## EXERCISE DESCRIPTION
Restate the data below word for word. Skip any images it contains.

[Code that draws figures]
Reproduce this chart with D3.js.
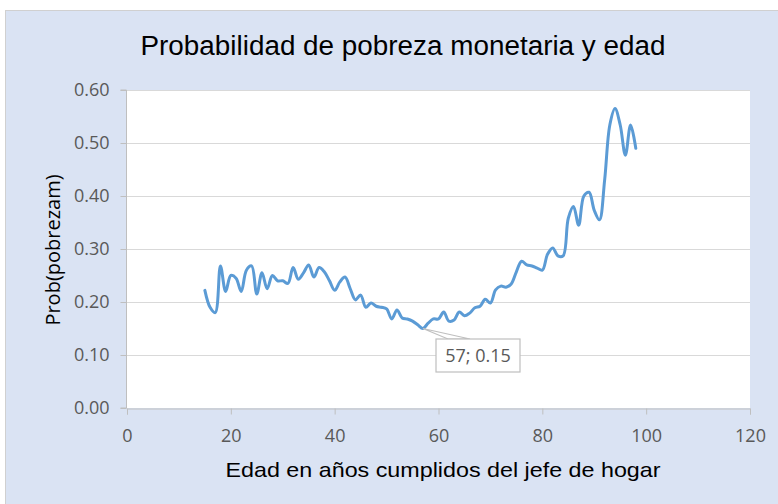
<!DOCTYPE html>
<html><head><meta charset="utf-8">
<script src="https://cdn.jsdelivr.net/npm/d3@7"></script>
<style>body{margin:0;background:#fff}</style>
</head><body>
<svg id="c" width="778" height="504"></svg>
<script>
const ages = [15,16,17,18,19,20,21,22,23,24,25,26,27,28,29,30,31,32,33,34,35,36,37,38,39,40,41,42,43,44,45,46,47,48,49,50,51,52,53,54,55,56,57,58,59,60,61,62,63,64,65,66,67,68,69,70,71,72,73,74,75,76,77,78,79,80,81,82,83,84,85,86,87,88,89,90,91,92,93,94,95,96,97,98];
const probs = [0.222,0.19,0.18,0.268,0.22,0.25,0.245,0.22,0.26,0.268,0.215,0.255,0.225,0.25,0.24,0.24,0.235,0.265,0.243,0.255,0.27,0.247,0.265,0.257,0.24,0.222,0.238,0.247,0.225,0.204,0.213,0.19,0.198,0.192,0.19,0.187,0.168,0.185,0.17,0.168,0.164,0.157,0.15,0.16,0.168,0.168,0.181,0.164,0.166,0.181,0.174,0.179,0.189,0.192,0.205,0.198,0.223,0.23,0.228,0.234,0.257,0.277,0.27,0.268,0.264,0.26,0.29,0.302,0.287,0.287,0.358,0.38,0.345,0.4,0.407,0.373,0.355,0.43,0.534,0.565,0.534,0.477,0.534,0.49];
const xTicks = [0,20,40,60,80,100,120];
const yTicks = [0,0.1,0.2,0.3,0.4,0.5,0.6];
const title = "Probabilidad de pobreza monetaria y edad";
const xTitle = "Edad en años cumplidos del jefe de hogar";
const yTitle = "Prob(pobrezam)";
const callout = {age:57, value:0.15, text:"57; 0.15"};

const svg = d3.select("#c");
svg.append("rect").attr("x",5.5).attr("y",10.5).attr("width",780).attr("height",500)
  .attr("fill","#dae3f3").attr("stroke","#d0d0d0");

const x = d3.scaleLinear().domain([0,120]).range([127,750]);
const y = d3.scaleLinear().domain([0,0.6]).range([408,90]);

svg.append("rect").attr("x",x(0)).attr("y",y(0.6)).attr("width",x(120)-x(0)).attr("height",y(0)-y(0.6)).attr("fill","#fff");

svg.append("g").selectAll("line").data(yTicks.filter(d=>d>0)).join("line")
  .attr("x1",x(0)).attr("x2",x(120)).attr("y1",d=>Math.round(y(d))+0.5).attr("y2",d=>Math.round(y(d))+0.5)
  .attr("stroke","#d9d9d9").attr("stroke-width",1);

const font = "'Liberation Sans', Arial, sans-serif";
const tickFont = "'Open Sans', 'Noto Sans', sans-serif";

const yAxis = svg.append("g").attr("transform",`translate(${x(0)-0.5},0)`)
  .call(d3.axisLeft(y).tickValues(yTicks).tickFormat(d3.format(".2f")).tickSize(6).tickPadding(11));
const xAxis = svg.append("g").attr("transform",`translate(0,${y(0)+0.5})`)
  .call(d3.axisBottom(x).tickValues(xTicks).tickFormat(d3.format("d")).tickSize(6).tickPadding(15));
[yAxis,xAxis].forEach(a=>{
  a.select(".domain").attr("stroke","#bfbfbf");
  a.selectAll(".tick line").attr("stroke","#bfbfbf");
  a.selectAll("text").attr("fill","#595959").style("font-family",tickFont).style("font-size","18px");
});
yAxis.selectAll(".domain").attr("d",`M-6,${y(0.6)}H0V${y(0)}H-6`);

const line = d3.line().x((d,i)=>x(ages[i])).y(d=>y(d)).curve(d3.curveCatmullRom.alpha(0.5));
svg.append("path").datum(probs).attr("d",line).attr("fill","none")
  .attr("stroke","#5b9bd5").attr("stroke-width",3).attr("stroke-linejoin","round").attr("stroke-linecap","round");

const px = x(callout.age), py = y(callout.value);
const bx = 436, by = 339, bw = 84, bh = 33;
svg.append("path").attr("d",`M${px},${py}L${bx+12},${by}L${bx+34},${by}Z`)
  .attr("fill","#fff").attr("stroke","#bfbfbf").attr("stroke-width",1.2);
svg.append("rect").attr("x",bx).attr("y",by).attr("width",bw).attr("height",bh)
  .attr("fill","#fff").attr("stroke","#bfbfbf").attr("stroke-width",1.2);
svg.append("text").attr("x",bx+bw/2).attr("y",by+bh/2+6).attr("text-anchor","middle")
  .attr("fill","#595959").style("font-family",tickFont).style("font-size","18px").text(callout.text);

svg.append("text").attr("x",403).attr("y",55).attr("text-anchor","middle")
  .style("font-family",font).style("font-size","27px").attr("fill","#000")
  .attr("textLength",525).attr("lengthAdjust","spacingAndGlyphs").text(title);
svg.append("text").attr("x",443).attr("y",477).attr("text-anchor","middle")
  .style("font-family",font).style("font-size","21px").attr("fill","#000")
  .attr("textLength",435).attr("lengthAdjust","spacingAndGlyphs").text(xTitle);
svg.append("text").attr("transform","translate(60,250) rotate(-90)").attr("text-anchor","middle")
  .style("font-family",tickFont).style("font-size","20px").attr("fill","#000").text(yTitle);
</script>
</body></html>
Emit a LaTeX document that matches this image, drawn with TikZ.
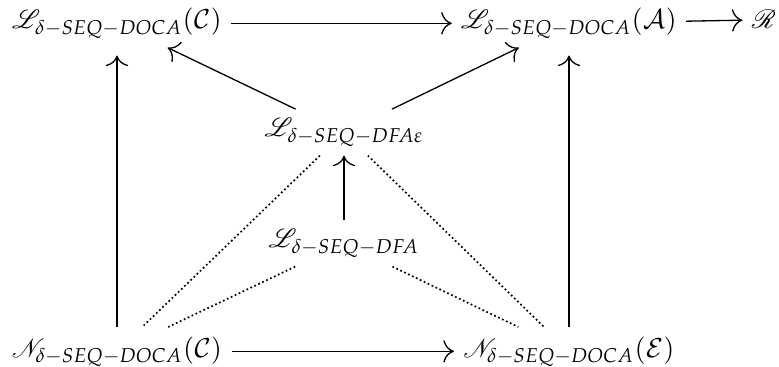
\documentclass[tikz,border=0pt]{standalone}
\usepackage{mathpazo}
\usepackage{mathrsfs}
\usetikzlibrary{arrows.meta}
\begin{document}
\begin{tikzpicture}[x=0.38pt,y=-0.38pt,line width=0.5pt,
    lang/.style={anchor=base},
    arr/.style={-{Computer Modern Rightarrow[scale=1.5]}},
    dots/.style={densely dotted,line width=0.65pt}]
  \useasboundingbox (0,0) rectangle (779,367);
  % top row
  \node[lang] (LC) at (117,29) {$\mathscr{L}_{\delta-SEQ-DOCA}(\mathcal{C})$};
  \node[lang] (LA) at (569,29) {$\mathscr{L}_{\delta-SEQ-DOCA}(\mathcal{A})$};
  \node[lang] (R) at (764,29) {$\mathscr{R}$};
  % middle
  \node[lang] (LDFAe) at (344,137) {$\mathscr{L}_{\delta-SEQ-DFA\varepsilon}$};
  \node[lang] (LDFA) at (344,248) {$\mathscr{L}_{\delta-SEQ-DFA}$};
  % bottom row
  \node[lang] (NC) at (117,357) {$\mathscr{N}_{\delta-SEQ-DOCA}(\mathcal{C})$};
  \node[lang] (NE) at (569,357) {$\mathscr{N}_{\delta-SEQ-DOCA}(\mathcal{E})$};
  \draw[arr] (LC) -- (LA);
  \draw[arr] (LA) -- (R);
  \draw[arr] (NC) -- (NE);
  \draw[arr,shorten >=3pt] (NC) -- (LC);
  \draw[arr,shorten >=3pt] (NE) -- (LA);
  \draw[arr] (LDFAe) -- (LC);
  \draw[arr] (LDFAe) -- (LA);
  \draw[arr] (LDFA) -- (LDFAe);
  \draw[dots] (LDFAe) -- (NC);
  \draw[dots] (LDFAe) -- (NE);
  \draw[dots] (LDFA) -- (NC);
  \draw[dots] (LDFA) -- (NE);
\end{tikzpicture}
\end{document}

## RESULT BELOW
Reproduce this chart with D3.js.
<!DOCTYPE html>
<html><head><meta charset="utf-8">
<script src="https://cdn.jsdelivr.net/npm/d3@7"></script>
<style>body{margin:0;background:#fff}</style>
</head><body>
<svg id="c" width="778" height="504"></svg>
<script>
const ages = [15,16,17,18,19,20,21,22,23,24,25,26,27,28,29,30,31,32,33,34,35,36,37,38,39,40,41,42,43,44,45,46,47,48,49,50,51,52,53,54,55,56,57,58,59,60,61,62,63,64,65,66,67,68,69,70,71,72,73,74,75,76,77,78,79,80,81,82,83,84,85,86,87,88,89,90,91,92,93,94,95,96,97,98];
const probs = [0.222,0.19,0.18,0.268,0.22,0.25,0.245,0.22,0.26,0.268,0.215,0.255,0.225,0.25,0.24,0.24,0.235,0.265,0.243,0.255,0.27,0.247,0.265,0.257,0.24,0.222,0.238,0.247,0.225,0.204,0.213,0.19,0.198,0.192,0.19,0.187,0.168,0.185,0.17,0.168,0.164,0.157,0.15,0.16,0.168,0.168,0.181,0.164,0.166,0.181,0.174,0.179,0.189,0.192,0.205,0.198,0.223,0.23,0.228,0.234,0.257,0.277,0.27,0.268,0.264,0.26,0.29,0.302,0.287,0.287,0.358,0.38,0.345,0.4,0.407,0.373,0.355,0.43,0.534,0.565,0.534,0.477,0.534,0.49];
const xTicks = [0,20,40,60,80,100,120];
const yTicks = [0,0.1,0.2,0.3,0.4,0.5,0.6];
const title = "Probabilidad de pobreza monetaria y edad";
const xTitle = "Edad en años cumplidos del jefe de hogar";
const yTitle = "Prob(pobrezam)";
const callout = {age:57, value:0.15, text:"57; 0.15"};

const svg = d3.select("#c");
svg.append("rect").attr("x",5.5).attr("y",10.5).attr("width",780).attr("height",500)
  .attr("fill","#dae3f3").attr("stroke","#d0d0d0");

const x = d3.scaleLinear().domain([0,120]).range([127,750]);
const y = d3.scaleLinear().domain([0,0.6]).range([408,90]);

svg.append("rect").attr("x",x(0)).attr("y",y(0.6)).attr("width",x(120)-x(0)).attr("height",y(0)-y(0.6)).attr("fill","#fff");

svg.append("g").selectAll("line").data(yTicks.filter(d=>d>0)).join("line")
  .attr("x1",x(0)).attr("x2",x(120)).attr("y1",d=>Math.round(y(d))+0.5).attr("y2",d=>Math.round(y(d))+0.5)
  .attr("stroke","#d9d9d9").attr("stroke-width",1);

const font = "'Liberation Sans', Arial, sans-serif";
const tickFont = "'Open Sans', 'Noto Sans', sans-serif";

const yAxis = svg.append("g").attr("transform",`translate(${x(0)-0.5},0)`)
  .call(d3.axisLeft(y).tickValues(yTicks).tickFormat(d3.format(".2f")).tickSize(6).tickPadding(11));
const xAxis = svg.append("g").attr("transform",`translate(0,${y(0)+0.5})`)
  .call(d3.axisBottom(x).tickValues(xTicks).tickFormat(d3.format("d")).tickSize(6).tickPadding(15));
[yAxis,xAxis].forEach(a=>{
  a.select(".domain").attr("stroke","#bfbfbf");
  a.selectAll(".tick line").attr("stroke","#bfbfbf");
  a.selectAll("text").attr("fill","#595959").style("font-family",tickFont).style("font-size","18px");
});
yAxis.selectAll(".domain").attr("d",`M-6,${y(0.6)}H0V${y(0)}H-6`);

const line = d3.line().x((d,i)=>x(ages[i])).y(d=>y(d)).curve(d3.curveCatmullRom.alpha(0.5));
svg.append("path").datum(probs).attr("d",line).attr("fill","none")
  .attr("stroke","#5b9bd5").attr("stroke-width",3).attr("stroke-linejoin","round").attr("stroke-linecap","round");

const px = x(callout.age), py = y(callout.value);
const bx = 436, by = 339, bw = 84, bh = 33;
svg.append("path").attr("d",`M${px},${py}L${bx+12},${by}L${bx+34},${by}Z`)
  .attr("fill","#fff").attr("stroke","#bfbfbf").attr("stroke-width",1.2);
svg.append("rect").attr("x",bx).attr("y",by).attr("width",bw).attr("height",bh)
  .attr("fill","#fff").attr("stroke","#bfbfbf").attr("stroke-width",1.2);
svg.append("text").attr("x",bx+bw/2).attr("y",by+bh/2+6).attr("text-anchor","middle")
  .attr("fill","#595959").style("font-family",tickFont).style("font-size","18px").text(callout.text);

svg.append("text").attr("x",403).attr("y",55).attr("text-anchor","middle")
  .style("font-family",font).style("font-size","27px").attr("fill","#000")
  .attr("textLength",525).attr("lengthAdjust","spacingAndGlyphs").text(title);
svg.append("text").attr("x",443).attr("y",477).attr("text-anchor","middle")
  .style("font-family",font).style("font-size","21px").attr("fill","#000")
  .attr("textLength",435).attr("lengthAdjust","spacingAndGlyphs").text(xTitle);
svg.append("text").attr("transform","translate(60,250) rotate(-90)").attr("text-anchor","middle")
  .style("font-family",tickFont).style("font-size","20px").attr("fill","#000").text(yTitle);
</script>
</body></html>
Emit a LaTeX document that matches this image, drawn with TikZ.
\documentclass[tikz,border=0pt]{standalone}
\usepackage{mathpazo}
\usepackage{mathrsfs}
\usetikzlibrary{arrows.meta}
\begin{document}
\begin{tikzpicture}[x=0.38pt,y=-0.38pt,line width=0.5pt,
    lang/.style={anchor=base},
    arr/.style={-{Computer Modern Rightarrow[scale=1.5]}},
    dots/.style={densely dotted,line width=0.65pt}]
  \useasboundingbox (0,0) rectangle (779,367);
  % top row
  \node[lang] (LC) at (117,29) {$\mathscr{L}_{\delta-SEQ-DOCA}(\mathcal{C})$};
  \node[lang] (LA) at (569,29) {$\mathscr{L}_{\delta-SEQ-DOCA}(\mathcal{A})$};
  \node[lang] (R) at (764,29) {$\mathscr{R}$};
  % middle
  \node[lang] (LDFAe) at (344,137) {$\mathscr{L}_{\delta-SEQ-DFA\varepsilon}$};
  \node[lang] (LDFA) at (344,248) {$\mathscr{L}_{\delta-SEQ-DFA}$};
  % bottom row
  \node[lang] (NC) at (117,357) {$\mathscr{N}_{\delta-SEQ-DOCA}(\mathcal{C})$};
  \node[lang] (NE) at (569,357) {$\mathscr{N}_{\delta-SEQ-DOCA}(\mathcal{E})$};
  \draw[arr] (LC) -- (LA);
  \draw[arr] (LA) -- (R);
  \draw[arr] (NC) -- (NE);
  \draw[arr,shorten >=3pt] (NC) -- (LC);
  \draw[arr,shorten >=3pt] (NE) -- (LA);
  \draw[arr] (LDFAe) -- (LC);
  \draw[arr] (LDFAe) -- (LA);
  \draw[arr] (LDFA) -- (LDFAe);
  \draw[dots] (LDFAe) -- (NC);
  \draw[dots] (LDFAe) -- (NE);
  \draw[dots] (LDFA) -- (NC);
  \draw[dots] (LDFA) -- (NE);
\end{tikzpicture}
\end{document}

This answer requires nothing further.